Each attempt is a separate run, with its own ID, exit code, and captured log file. The Web UI lists every attempt under the task’s run history, numbered by retry_attempt (0 for the first try, 1 for the first retry, and so on). That’s deliberate: if attempt 1 silently corrupted state and attempt 2 succeeded, you can still go back and read attempt 1’s stderr.

[tasks.heavy-job]
cron = "0 3 * * *"
run = "/usr/local/bin/heavy-job.sh"
timeout = "30m"
  • Same duration syntax as retry_delay ("30s", "5m", "1h").
  • Default: inherited from [defaults] timeout if set; otherwise no timeout — the run is allowed to take as long as it likes.
  • Scope: per attempt. A retry gets a fresh timeout window; time spent waiting in retry_delay doesn’t count against it.

When the deadline hits, the daemon SIGTERMs the run’s process group, waits up to the task’s graceful_stop (default "5s"), then SIGKILLs any survivors and records the run with end reason timeout. The same SIGTERM-then-wait flow applies to on_overlap = "terminate", manual stops, and daemon shutdown — graceful_stop is the single knob.

  • on_overlap = "terminate" plus retries. If a new firing terminates the running attempt, that attempt records end reason stopped — which blocks any further retries. The new run from the terminate policy is a fresh execution, not a retry.
  • Manual stop. Same story: stopping a run from the API/UI records stopped and ends the retry chain.
  • max_concurrent > 1. Retries don’t count against max_concurrent. A retry only fires after its predecessor has finished, so there’s no overlap to evaluate.
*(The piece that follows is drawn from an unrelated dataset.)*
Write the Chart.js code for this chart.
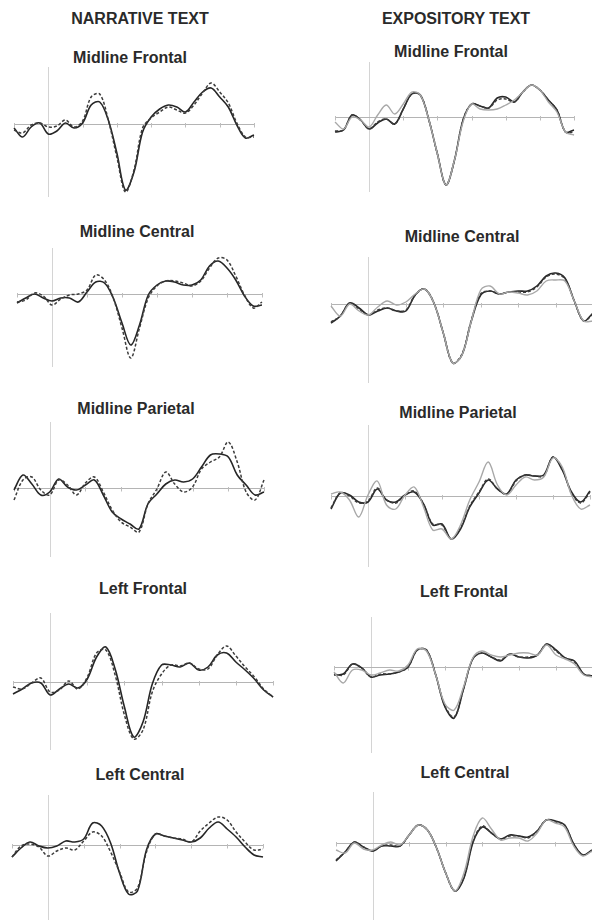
<!DOCTYPE html>
<html><head><meta charset="utf-8">
<script src="https://cdn.jsdelivr.net/npm/chart.js@4.4.1/dist/chart.umd.min.js"></script>
<style>
html,body{margin:0;padding:0;background:#fff;}
body{width:592px;height:922px;position:relative;overflow:hidden;font-family:"Liberation Sans",Arial,sans-serif;}
.t{position:absolute;transform:translate(-50%,-50%);font-weight:bold;color:#2a2a2a;white-space:nowrap;font-size:16px;line-height:1;}
canvas{position:absolute;}
</style></head><body>
<script>
// time points (ms) and axis tick marks
const times = [-100,-75,-50,-25,0,25,50,75,100,125,150,175,200,225,250,275,300,325,350,375,400,425,450,475,500,525,550,575,600];
const tickTimes = [-100,0,100,200,300,400,500,600];

const columnTitles = ["NARRATIVE TEXT", "EXPOSITORY TEXT"];
const panelTitles = ["Midline Frontal","Midline Frontal","Midline Central","Midline Central","Midline Parietal","Midline Parietal","Left Frontal","Left Frontal","Left Central","Left Central"];

// ---- Narrative: Midline Frontal
const nmfDashed = [-0.6,-0.9,-0.1,0.1,-0.3,-0.2,0.4,-0.3,0.3,2.7,3.0,0.4,-3.3,-6.8,-4.6,-0.4,0.6,1.2,1.7,1.4,1.1,1.9,3.1,4.1,3.2,2.1,0.1,-1.3,-1.3];
const nmfSolid  = [-0.4,-1.3,-0.3,0.1,-1.0,-0.7,0.1,-0.4,0.1,1.9,2.2,0.4,-2.9,-6.6,-4.8,-0.8,0.7,1.5,1.9,1.7,1.2,2.2,3.2,3.6,2.7,1.7,-0.1,-1.4,-1.1];
// ---- Expository: Midline Frontal
const emfGrey   = [-0.5,-1.2,0.0,-0.3,-1.0,0.2,1.2,0.3,1.3,2.5,2.2,-0.3,-3.7,-6.8,-4.3,-0.5,1.3,0.8,0.7,0.8,1.2,1.7,2.5,3.2,2.7,1.5,0.5,-1.5,-1.8];
const emfDashed = [-1.4,-1.3,0.2,-0.3,-1.2,-0.5,-0.2,-0.7,0.8,2.3,2.2,-0.3,-3.7,-6.8,-4.3,-0.3,1.3,1.1,0.9,1.7,1.8,1.5,2.5,3.2,2.7,1.7,0.7,-1.5,-1.5];
const emfSolid  = [-1.5,-1.3,0.2,-0.3,-1.2,-0.6,-0.2,-0.7,0.8,2.3,2.2,-0.3,-3.7,-6.8,-4.3,-0.3,1.3,1.1,0.9,1.9,2.0,1.5,2.5,3.2,2.7,1.7,0.7,-1.5,-1.3];
// ---- Narrative: Midline Central
const nmcDashed = [-0.8,-0.6,0.1,-0.2,-1.1,-0.5,-0.1,0.0,0.4,1.9,1.4,-0.4,-3.4,-6.4,-3.4,-0.4,0.8,1.3,1.3,1.1,0.8,1.3,2.6,3.6,3.4,1.8,-0.1,-1.4,-0.8];
const nmcSolid  = [-0.9,-0.4,0.0,-0.4,-0.7,-0.4,-0.4,-0.8,0.2,1.2,1.1,-0.4,-2.9,-5.1,-3.1,-0.1,0.9,1.3,1.2,0.9,0.9,1.4,2.8,3.3,2.6,1.4,-0.2,-1.2,-1.1];
// ---- Expository: Midline Central
const emcGrey   = [-0.2,-1.2,0.0,-0.7,-1.1,-0.3,0.3,-0.1,0.2,1.0,1.5,0.1,-2.9,-5.9,-5.1,-1.7,1.4,1.8,1.0,1.2,1.1,0.9,1.3,2.3,2.4,2.3,0.3,-1.7,-1.7];
const emcDashed = [-1.8,-1.2,0.1,-0.5,-1.1,-0.6,-0.4,-0.7,-0.6,0.9,1.5,0.1,-2.9,-5.9,-5.0,-1.6,1.0,1.3,1.0,1.2,1.2,1.2,1.7,2.7,3.0,2.5,0.3,-1.7,-1.0];
const emcSolid  = [-1.9,-1.2,0.1,-0.4,-1.1,-0.7,-0.4,-0.7,-0.7,0.9,1.5,0.1,-2.9,-5.9,-5.1,-1.7,0.9,1.3,1.0,1.2,1.3,1.3,1.8,2.8,3.1,2.6,0.3,-1.7,-0.9];
// ---- Narrative: Midline Parietal
const nmpDashed = [-1.2,0.8,1.1,-0.2,-0.7,0.8,0.3,-0.7,0.5,1.1,-0.4,-2.2,-3.4,-3.9,-4.4,-1.6,-0.1,1.6,0.4,-0.4,0.1,1.9,2.6,3.1,4.6,2.6,-0.4,-1.2,0.8];
const nmpSolid  = [-0.2,1.3,0.4,-0.7,-0.4,0.9,0.1,-0.2,0.3,0.8,-0.7,-2.4,-3.1,-3.6,-4.1,-1.6,-0.6,0.4,0.8,0.6,0.9,2.1,3.3,3.4,3.1,1.3,0.3,-0.7,-0.4];
// ---- Expository: Midline Parietal
const empGrey   = [0.2,0.4,-0.4,-2.1,0.1,1.5,-0.9,-1.3,0.1,0.9,-1.1,-3.4,-3.3,-4.3,-2.9,-0.4,1.4,3.4,1.1,0.1,1.1,1.9,1.6,1.9,3.8,2.9,0.1,-1.3,-0.9];
const empDashed = [-1.2,0.3,0.0,-0.7,-0.5,0.8,-0.4,-0.7,0.1,0.5,-0.8,-2.8,-2.9,-4.3,-3.2,-1.0,0.4,1.7,0.7,0.2,1.5,2.1,2.0,2.0,3.9,2.7,0.3,-0.7,0.4];
const empSolid  = [-1.3,0.3,0.1,-0.6,-0.6,0.7,-0.4,-0.6,0.1,0.4,-0.8,-2.9,-2.8,-4.3,-3.3,-1.1,0.3,1.6,0.7,0.2,1.6,2.1,2.0,2.1,3.9,2.6,0.4,-0.6,0.5];
// ---- Narrative: Left Frontal
const nlfDashed = [-0.5,-0.7,-0.1,0.4,-1.0,-0.8,0.1,-0.7,0.5,2.9,3.2,0.7,-3.3,-5.7,-4.8,-1.0,0.8,1.7,1.6,1.9,1.3,1.3,2.7,3.6,2.6,1.5,0.5,-0.7,-1.5];
const nlfSolid  = [-1.2,-0.7,-0.1,-0.1,-1.3,-0.7,-0.2,-0.6,0.3,2.5,3.5,1.3,-2.5,-5.5,-4.0,-0.2,1.7,1.7,1.5,1.9,1.2,1.5,2.7,2.9,2.0,1.2,0.3,-0.8,-1.5];
// ---- Expository: Left Frontal
const elfGrey   = [-0.5,-1.6,-0.3,-0.3,-0.8,-0.6,-0.3,-0.4,0.2,1.8,1.6,-0.8,-3.7,-4.3,-2.0,0.9,1.6,1.2,1.0,1.2,1.4,1.4,1.2,2.2,1.2,0.8,0.3,-0.8,-1.0];
const elfDashed = [-0.7,-0.8,0.3,-0.1,-1.0,-0.7,-0.7,-0.5,0.0,1.7,1.7,-0.8,-3.9,-5.0,-2.2,0.8,1.4,1.0,0.7,1.3,1.0,1.0,1.2,2.3,1.6,0.9,0.5,-0.7,-0.9];
const elfSolid  = [-0.8,-0.7,0.3,-0.1,-1.0,-0.8,-0.7,-0.5,0.0,1.7,1.7,-0.8,-4.0,-5.1,-2.2,0.8,1.4,1.0,0.6,1.3,1.0,0.9,1.2,2.3,1.7,0.9,0.6,-0.7,-0.9];
// ---- Narrative: Left Central
const nlcDashed = [-1.2,-0.1,0.1,-0.2,-1.1,-0.6,-0.3,-0.5,0.4,1.3,0.9,-0.7,-2.7,-4.7,-4.3,-0.7,1.1,0.9,0.7,0.6,0.3,1.4,2.2,2.8,2.5,1.3,0.3,-0.5,-0.4];
const nlcSolid  = [-1.2,-0.3,0.3,-0.1,-0.3,-0.1,0.4,0.3,0.6,2.2,1.9,0.2,-2.8,-4.9,-4.6,-0.5,1.1,0.9,0.7,0.5,0.3,0.7,1.7,2.3,1.6,0.8,-0.2,-1.0,-1.2];
// ---- Expository: Left Central
const elcGrey   = [-0.7,-1.0,0.0,-0.6,-0.7,-0.2,0.1,-0.2,0.8,1.8,1.3,-0.5,-3.0,-4.8,-3.0,0.7,2.5,1.4,0.3,0.5,0.5,0.2,1.0,2.3,2.0,1.6,-0.3,-1.3,-0.8];
const elcDashed = [-1.7,-0.9,0.1,-0.4,-0.8,-0.3,-0.2,-0.3,0.8,1.8,1.3,-0.5,-3.0,-4.8,-3.4,0.2,1.7,1.0,0.4,0.7,0.7,0.5,1.2,2.3,2.1,1.8,-0.1,-1.2,-0.8];
const elcSolid  = [-1.8,-0.9,0.1,-0.4,-0.8,-0.3,-0.3,-0.3,0.8,1.8,1.3,-0.5,-3.0,-4.8,-3.5,0.1,1.6,1.0,0.4,0.8,0.7,0.6,1.2,2.3,2.2,1.8,-0.1,-1.2,-0.7];

// ---- styles
const STY = {
  solid:  {borderColor:'#262626', borderWidth:1.6, borderDash:[]},
  dashed: {borderColor:'#3c3c3c', borderWidth:1.5, borderDash:[3,2]},
  grey:   {borderColor:'#a8a8a8', borderWidth:1.4, borderDash:[]}
};

// ---- panel geometry (page pixels): title centre, x of -100/600 ms, y of zero line, top/bottom of vertical axis
const panels = [
  {title:0, tx:130, ty:58,  x0:13.5, x1:253,  axisY:124, top:67,  bottom:197, series:[[nmfDashed,'dashed'],[nmfSolid,'solid']]},
  {title:1, tx:451, ty:52,  x0:335,  x1:574,  axisY:117, top:62,  bottom:192, series:[[emfGrey,'grey'],[emfDashed,'dashed'],[emfSolid,'solid']]},
  {title:2, tx:137, ty:232, x0:17,   x1:262,  axisY:294, top:248, bottom:367, series:[[nmcDashed,'dashed'],[nmcSolid,'solid']]},
  {title:3, tx:462, ty:237, x0:331,  x1:593,  axisY:304, top:257, bottom:383, series:[[emcGrey,'grey'],[emcDashed,'dashed'],[emcSolid,'solid']]},
  {title:4, tx:136, ty:409, x0:13.5, x1:263,  axisY:488, top:422, bottom:557, series:[[nmpDashed,'dashed'],[nmpSolid,'solid']]},
  {title:5, tx:458, ty:413, x0:331,  x1:590,  axisY:496, top:425, bottom:567, series:[[empGrey,'grey'],[empDashed,'dashed'],[empSolid,'solid']]},
  {title:6, tx:143, ty:589, x0:12.5, x1:272,  axisY:682, top:613, bottom:750, series:[[nlfDashed,'dashed'],[nlfSolid,'solid']]},
  {title:7, tx:464, ty:592, x0:334,  x1:593,  axisY:667, top:617, bottom:753, series:[[elfGrey,'grey'],[elfDashed,'dashed'],[elfSolid,'solid']]},
  {title:8, tx:140, ty:775, x0:12,   x1:263,  axisY:845, top:795, bottom:920, series:[[nlcDashed,'dashed'],[nlcSolid,'solid']]},
  {title:9, tx:465, ty:773, x0:336,  x1:592,  axisY:843, top:792, bottom:920, series:[[elcGrey,'grey'],[elcDashed,'dashed'],[elcSolid,'solid']]}
];

function addText(txt, x, y, size){
  const d = document.createElement('div');
  d.className = 't'; d.textContent = txt;
  d.style.left = x + 'px'; d.style.top = y + 'px';
  if (size) d.style.fontSize = size + 'px';
  document.body.appendChild(d);
}
addText(columnTitles[0], 140, 19);
addText(columnTitles[1], 456, 19);

const axesPlugin = {
  id: 'erpAxes',
  beforeDatasetsDraw(chart) {
    const {ctx, scales:{x, y}, chartArea} = chart;
    const y0 = Math.round(y.getPixelForValue(0)) + 0.5;
    const xa = x.getPixelForValue(tickTimes[0]);
    const xb = x.getPixelForValue(tickTimes[tickTimes.length-1]);
    ctx.save();
    // vertical line at stimulus onset
    const xz = Math.round(x.getPixelForValue(0)) + 0.5;
    ctx.strokeStyle = '#d4d4d4'; ctx.lineWidth = 1;
    ctx.beginPath(); ctx.moveTo(xz, chartArea.top); ctx.lineTo(xz, chartArea.bottom); ctx.stroke();
    // zero line
    ctx.strokeStyle = '#b4b4b4';
    ctx.beginPath(); ctx.moveTo(xa, y0); ctx.lineTo(xb, y0); ctx.stroke();
    // tick marks
    ctx.strokeStyle = '#bdbdbd';
    tickTimes.forEach(t => {
      if (t === 0) return;
      const px = Math.round(x.getPixelForValue(t)) + 0.5;
      ctx.beginPath(); ctx.moveTo(px, y0 - 1.5); ctx.lineTo(px, y0 + 3); ctx.stroke();
    });
    ctx.restore();
  }
};

const PAD = 4;
panels.forEach(p => {
  addText(panelTitles[p.title], p.tx, p.ty);
  const c = document.createElement('canvas');
  const w = Math.round(p.x1 - p.x0) + 2*PAD, h = (p.bottom - p.top) + 2*PAD;
  c.width = w; c.height = h;
  c.style.width = w + 'px'; c.style.height = h + 'px';
  c.style.left = (p.x0 - PAD) + 'px'; c.style.top = (p.top - PAD) + 'px';
  document.body.appendChild(c);
  const yMax = (p.axisY - p.top) / 10, yMin = (p.axisY - p.bottom) / 10;
  new Chart(c, {
    type: 'line',
    data: {
      datasets: p.series.map(([vals, st]) => Object.assign({
        data: times.map((t, i) => ({x: t, y: vals[i]})),
        pointRadius: 0, fill: false, tension: 0.35, clip: false
      }, STY[st]))
    },
    options: {
      responsive: false, animation: false, events: [],
      layout: {padding: PAD},
      plugins: {legend: {display: false}, tooltip: {enabled: false}, title: {display: false}},
      scales: {
        x: {type: 'linear', min: -100, max: 600, display: false},
        y: {type: 'linear', min: yMin, max: yMax, display: false}
      }
    },
    plugins: [axesPlugin]
  });
});
</script></body></html>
Services have a different model because they’re meant to stay up:

Tasks and services share the same backoff vocabulary — constant / linear / exponential — so one rule is easier to remember. Tasks add retry_attempts (services run forever); services add restart_delay (the supervisor owns the cadence).

FieldTasksServices
retry_attempts✅ default 0❌ rejected
retry_delay✅ default 5s❌ rejected
retry_backoffconstant / linear / exponential, default constant❌ rejected
restart_delay❌ rejected✅ default 1s
restart_backoff❌ rejectedconstant / linear / exponential, default exponential

A service supervisor restarts a replica forever (with bounded exponential backoff) until you stop it explicitly.

A replica that stays up at least backoff_reset_after (default 60s) resets its restart counter, so a service that fails repeatedly at first doesn’t keep slow restart delays once it stabilises. Configure it in [defaults] (applies to every service that doesn’t override it) or per-service:

[defaults]
backoff_reset_after = "30s" # global default
[services.flaky-worker]
run = "/usr/local/bin/worker"
backoff_reset_after = "2m" # this one needs longer to call "stable"

If you want “finite, escalating wait” semantics on a service, model it as a task with cron/retry_attempts instead. If you want “indefinite self-healing supervision” on a workload, that’s [services.*].